Data extract:
┄┄┄┄┄┄┄┄┄┄┄┄┄┄┄┄┄┄┄┄

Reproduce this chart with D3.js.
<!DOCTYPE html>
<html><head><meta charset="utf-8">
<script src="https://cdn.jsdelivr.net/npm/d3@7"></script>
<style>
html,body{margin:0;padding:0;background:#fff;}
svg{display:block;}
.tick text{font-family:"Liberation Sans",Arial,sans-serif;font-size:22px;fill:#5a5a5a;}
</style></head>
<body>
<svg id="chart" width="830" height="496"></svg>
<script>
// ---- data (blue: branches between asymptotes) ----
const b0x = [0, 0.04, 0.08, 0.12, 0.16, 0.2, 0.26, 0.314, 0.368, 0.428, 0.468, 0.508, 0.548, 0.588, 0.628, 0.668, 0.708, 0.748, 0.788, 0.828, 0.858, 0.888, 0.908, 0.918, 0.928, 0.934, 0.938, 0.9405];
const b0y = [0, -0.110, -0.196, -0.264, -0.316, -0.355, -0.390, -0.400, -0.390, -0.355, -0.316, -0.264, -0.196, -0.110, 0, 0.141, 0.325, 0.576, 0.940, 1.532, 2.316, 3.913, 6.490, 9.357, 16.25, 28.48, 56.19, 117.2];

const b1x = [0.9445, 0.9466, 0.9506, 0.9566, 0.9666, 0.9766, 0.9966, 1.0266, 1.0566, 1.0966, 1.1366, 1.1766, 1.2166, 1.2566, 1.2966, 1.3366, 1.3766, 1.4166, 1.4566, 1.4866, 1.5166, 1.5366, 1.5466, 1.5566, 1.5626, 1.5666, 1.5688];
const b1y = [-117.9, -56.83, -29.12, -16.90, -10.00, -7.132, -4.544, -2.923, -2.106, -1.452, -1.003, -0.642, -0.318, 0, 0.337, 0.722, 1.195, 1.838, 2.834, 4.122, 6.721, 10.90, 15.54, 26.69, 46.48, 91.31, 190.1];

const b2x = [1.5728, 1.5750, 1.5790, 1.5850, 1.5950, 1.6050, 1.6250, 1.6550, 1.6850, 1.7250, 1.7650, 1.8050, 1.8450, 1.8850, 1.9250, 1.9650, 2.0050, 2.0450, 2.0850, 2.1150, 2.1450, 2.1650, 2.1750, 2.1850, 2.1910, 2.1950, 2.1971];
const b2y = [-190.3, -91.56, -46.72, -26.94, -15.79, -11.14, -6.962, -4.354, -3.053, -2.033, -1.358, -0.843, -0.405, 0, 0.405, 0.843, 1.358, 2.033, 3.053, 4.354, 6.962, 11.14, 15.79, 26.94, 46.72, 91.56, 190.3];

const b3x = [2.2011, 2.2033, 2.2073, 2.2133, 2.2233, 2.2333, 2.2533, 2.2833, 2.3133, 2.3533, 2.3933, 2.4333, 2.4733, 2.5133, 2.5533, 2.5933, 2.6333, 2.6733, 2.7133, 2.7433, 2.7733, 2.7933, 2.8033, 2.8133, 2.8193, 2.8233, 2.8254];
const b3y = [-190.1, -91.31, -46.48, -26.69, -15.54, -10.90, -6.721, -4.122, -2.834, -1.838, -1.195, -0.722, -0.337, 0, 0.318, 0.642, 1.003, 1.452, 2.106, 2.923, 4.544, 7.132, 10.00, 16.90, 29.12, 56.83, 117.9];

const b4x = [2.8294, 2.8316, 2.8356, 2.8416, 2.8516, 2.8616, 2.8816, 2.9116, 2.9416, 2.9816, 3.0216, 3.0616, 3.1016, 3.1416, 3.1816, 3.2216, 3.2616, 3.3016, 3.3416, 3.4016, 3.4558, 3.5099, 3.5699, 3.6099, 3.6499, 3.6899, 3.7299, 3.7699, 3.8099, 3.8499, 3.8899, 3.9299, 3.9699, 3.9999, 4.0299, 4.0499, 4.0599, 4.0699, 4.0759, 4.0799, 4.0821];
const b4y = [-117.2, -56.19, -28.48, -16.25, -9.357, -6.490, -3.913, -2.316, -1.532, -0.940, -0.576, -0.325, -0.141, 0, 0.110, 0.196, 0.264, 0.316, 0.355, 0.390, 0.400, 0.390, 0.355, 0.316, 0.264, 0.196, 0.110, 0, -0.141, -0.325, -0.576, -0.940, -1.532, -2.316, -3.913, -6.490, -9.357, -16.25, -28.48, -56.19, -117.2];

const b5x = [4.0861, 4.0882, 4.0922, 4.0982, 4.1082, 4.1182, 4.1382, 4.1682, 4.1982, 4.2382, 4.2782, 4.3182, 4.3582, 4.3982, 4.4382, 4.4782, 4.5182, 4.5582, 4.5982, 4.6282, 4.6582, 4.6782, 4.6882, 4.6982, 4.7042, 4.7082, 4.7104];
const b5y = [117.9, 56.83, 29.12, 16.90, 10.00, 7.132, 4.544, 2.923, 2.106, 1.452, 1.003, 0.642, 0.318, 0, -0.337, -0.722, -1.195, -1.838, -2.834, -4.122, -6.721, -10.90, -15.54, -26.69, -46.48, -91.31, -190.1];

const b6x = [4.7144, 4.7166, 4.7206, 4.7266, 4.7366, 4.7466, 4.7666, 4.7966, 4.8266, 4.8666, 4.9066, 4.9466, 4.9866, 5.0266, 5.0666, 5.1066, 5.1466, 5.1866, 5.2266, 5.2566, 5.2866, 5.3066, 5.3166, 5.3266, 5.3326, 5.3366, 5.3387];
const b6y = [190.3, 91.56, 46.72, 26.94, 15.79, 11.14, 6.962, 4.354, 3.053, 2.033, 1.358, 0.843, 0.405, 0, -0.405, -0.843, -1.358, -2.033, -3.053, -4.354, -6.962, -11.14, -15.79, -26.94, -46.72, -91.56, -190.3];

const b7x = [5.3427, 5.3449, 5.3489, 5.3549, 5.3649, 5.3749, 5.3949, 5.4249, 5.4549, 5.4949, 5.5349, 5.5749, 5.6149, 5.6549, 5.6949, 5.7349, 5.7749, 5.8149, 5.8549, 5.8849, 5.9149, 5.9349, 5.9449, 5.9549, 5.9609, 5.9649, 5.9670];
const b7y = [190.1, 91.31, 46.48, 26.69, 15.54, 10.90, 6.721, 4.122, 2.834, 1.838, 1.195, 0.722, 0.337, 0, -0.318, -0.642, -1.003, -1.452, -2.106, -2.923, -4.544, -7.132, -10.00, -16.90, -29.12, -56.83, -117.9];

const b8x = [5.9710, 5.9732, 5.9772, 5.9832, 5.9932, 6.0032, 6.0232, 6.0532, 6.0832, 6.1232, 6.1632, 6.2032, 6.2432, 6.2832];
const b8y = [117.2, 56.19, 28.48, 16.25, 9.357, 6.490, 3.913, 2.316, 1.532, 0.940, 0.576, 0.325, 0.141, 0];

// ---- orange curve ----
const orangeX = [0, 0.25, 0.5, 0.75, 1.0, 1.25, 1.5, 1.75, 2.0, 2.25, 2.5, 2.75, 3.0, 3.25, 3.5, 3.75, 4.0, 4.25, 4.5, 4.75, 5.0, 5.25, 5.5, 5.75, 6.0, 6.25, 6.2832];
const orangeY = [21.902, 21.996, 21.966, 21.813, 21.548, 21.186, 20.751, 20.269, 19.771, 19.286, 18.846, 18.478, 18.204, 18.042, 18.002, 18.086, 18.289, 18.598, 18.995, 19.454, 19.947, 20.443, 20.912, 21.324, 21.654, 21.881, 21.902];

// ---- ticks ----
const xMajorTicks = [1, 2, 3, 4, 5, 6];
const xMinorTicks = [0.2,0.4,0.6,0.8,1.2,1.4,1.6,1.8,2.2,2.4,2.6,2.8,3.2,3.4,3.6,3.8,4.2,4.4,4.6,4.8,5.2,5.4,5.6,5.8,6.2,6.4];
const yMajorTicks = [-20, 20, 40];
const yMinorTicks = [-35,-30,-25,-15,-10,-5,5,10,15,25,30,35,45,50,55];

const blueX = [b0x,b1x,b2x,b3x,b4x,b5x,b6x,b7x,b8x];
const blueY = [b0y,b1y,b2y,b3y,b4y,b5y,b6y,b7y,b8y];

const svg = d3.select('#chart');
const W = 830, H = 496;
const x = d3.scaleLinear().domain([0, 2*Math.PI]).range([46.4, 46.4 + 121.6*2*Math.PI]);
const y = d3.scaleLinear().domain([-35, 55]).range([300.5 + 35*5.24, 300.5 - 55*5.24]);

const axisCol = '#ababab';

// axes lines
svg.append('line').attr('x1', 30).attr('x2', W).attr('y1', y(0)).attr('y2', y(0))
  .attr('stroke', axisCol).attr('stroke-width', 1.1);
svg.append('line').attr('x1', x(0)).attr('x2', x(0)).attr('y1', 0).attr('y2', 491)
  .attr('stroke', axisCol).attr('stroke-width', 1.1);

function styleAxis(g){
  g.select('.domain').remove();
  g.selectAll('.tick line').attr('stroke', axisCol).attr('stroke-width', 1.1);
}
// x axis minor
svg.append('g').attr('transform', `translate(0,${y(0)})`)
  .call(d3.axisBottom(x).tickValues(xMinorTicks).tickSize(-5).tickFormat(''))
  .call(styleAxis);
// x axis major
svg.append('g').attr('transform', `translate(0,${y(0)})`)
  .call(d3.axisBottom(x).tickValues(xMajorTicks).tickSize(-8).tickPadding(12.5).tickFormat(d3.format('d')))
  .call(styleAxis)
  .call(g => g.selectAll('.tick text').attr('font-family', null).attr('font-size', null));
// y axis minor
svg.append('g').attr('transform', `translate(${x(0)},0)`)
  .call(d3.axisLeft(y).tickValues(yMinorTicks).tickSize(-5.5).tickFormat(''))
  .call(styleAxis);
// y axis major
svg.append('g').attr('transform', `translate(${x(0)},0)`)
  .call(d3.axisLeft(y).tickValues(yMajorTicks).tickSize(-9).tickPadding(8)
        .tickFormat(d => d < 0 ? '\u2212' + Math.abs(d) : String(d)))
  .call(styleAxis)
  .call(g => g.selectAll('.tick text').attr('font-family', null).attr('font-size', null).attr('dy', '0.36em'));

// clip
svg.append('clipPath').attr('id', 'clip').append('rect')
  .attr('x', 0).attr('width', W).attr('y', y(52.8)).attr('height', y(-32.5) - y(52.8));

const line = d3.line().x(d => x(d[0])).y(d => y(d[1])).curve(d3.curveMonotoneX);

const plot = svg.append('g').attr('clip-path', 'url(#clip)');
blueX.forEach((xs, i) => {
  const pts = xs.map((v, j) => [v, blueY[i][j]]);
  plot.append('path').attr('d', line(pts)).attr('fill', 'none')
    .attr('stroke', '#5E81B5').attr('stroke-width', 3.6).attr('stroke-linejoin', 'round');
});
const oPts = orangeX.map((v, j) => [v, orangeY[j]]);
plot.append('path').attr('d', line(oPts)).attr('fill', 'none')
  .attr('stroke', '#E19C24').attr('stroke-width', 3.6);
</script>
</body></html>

┄┄┄┄┄┄┄┄┄┄┄┄┄┄┄┄┄┄┄┄

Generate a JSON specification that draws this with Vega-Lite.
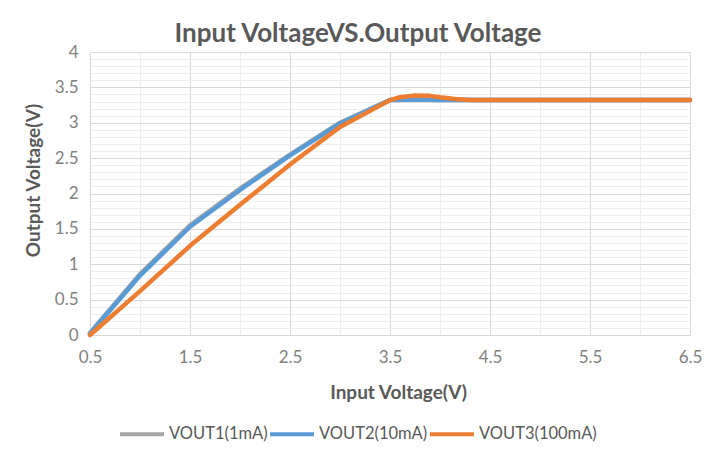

┄┄┄┄┄┄┄┄┄┄┄┄┄┄┄┄┄┄┄┄

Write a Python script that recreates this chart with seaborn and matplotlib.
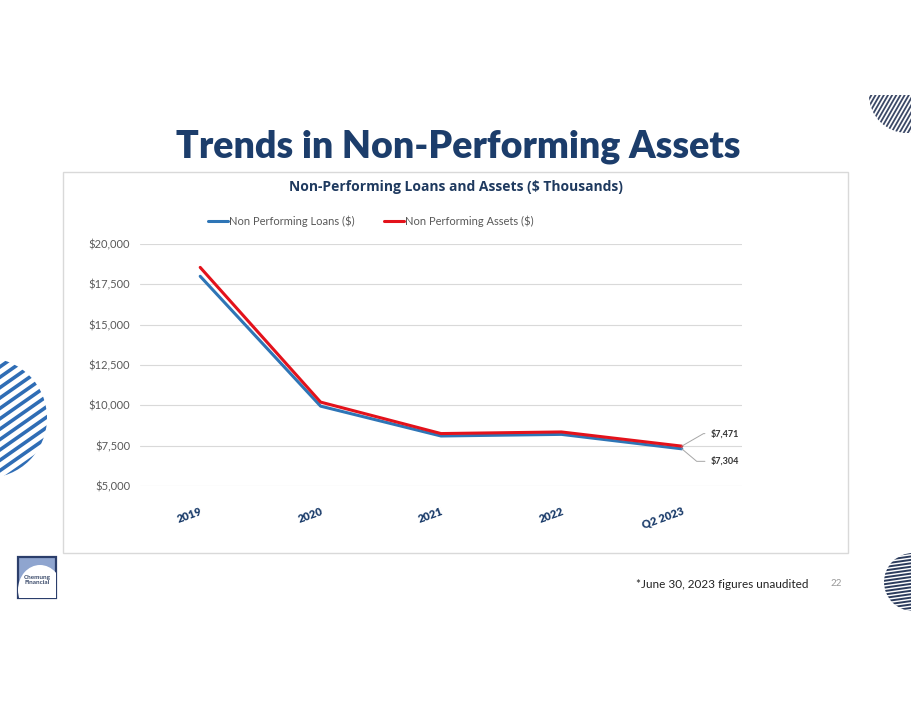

┄┄┄┄┄┄┄┄┄┄┄┄┄┄┄┄┄┄┄┄

Requirements: Retype only what lies between the line bearing "Reproduce this chart with D3.js." and the line bearing "46.72, 91.56, 190.3];", keeping both of those lines.

Exercise result:
Reproduce this chart with D3.js.
<!DOCTYPE html>
<html><head><meta charset="utf-8">
<script src="https://cdn.jsdelivr.net/npm/d3@7"></script>
<style>
html,body{margin:0;padding:0;background:#fff;}
svg{display:block;}
.tick text{font-family:"Liberation Sans",Arial,sans-serif;font-size:22px;fill:#5a5a5a;}
</style></head>
<body>
<svg id="chart" width="830" height="496"></svg>
<script>
// ---- data (blue: branches between asymptotes) ----
const b0x = [0, 0.04, 0.08, 0.12, 0.16, 0.2, 0.26, 0.314, 0.368, 0.428, 0.468, 0.508, 0.548, 0.588, 0.628, 0.668, 0.708, 0.748, 0.788, 0.828, 0.858, 0.888, 0.908, 0.918, 0.928, 0.934, 0.938, 0.9405];
const b0y = [0, -0.110, -0.196, -0.264, -0.316, -0.355, -0.390, -0.400, -0.390, -0.355, -0.316, -0.264, -0.196, -0.110, 0, 0.141, 0.325, 0.576, 0.940, 1.532, 2.316, 3.913, 6.490, 9.357, 16.25, 28.48, 56.19, 117.2];

const b1x = [0.9445, 0.9466, 0.9506, 0.9566, 0.9666, 0.9766, 0.9966, 1.0266, 1.0566, 1.0966, 1.1366, 1.1766, 1.2166, 1.2566, 1.2966, 1.3366, 1.3766, 1.4166, 1.4566, 1.4866, 1.5166, 1.5366, 1.5466, 1.5566, 1.5626, 1.5666, 1.5688];
const b1y = [-117.9, -56.83, -29.12, -16.90, -10.00, -7.132, -4.544, -2.923, -2.106, -1.452, -1.003, -0.642, -0.318, 0, 0.337, 0.722, 1.195, 1.838, 2.834, 4.122, 6.721, 10.90, 15.54, 26.69, 46.48, 91.31, 190.1];

const b2x = [1.5728, 1.5750, 1.5790, 1.5850, 1.5950, 1.6050, 1.6250, 1.6550, 1.6850, 1.7250, 1.7650, 1.8050, 1.8450, 1.8850, 1.9250, 1.9650, 2.0050, 2.0450, 2.0850, 2.1150, 2.1450, 2.1650, 2.1750, 2.1850, 2.1910, 2.1950, 2.1971];
const b2y = [-190.3, -91.56, -46.72, -26.94, -15.79, -11.14, -6.962, -4.354, -3.053, -2.033, -1.358, -0.843, -0.405, 0, 0.405, 0.843, 1.358, 2.033, 3.053, 4.354, 6.962, 11.14, 15.79, 26.94, 46.72, 91.56, 190.3];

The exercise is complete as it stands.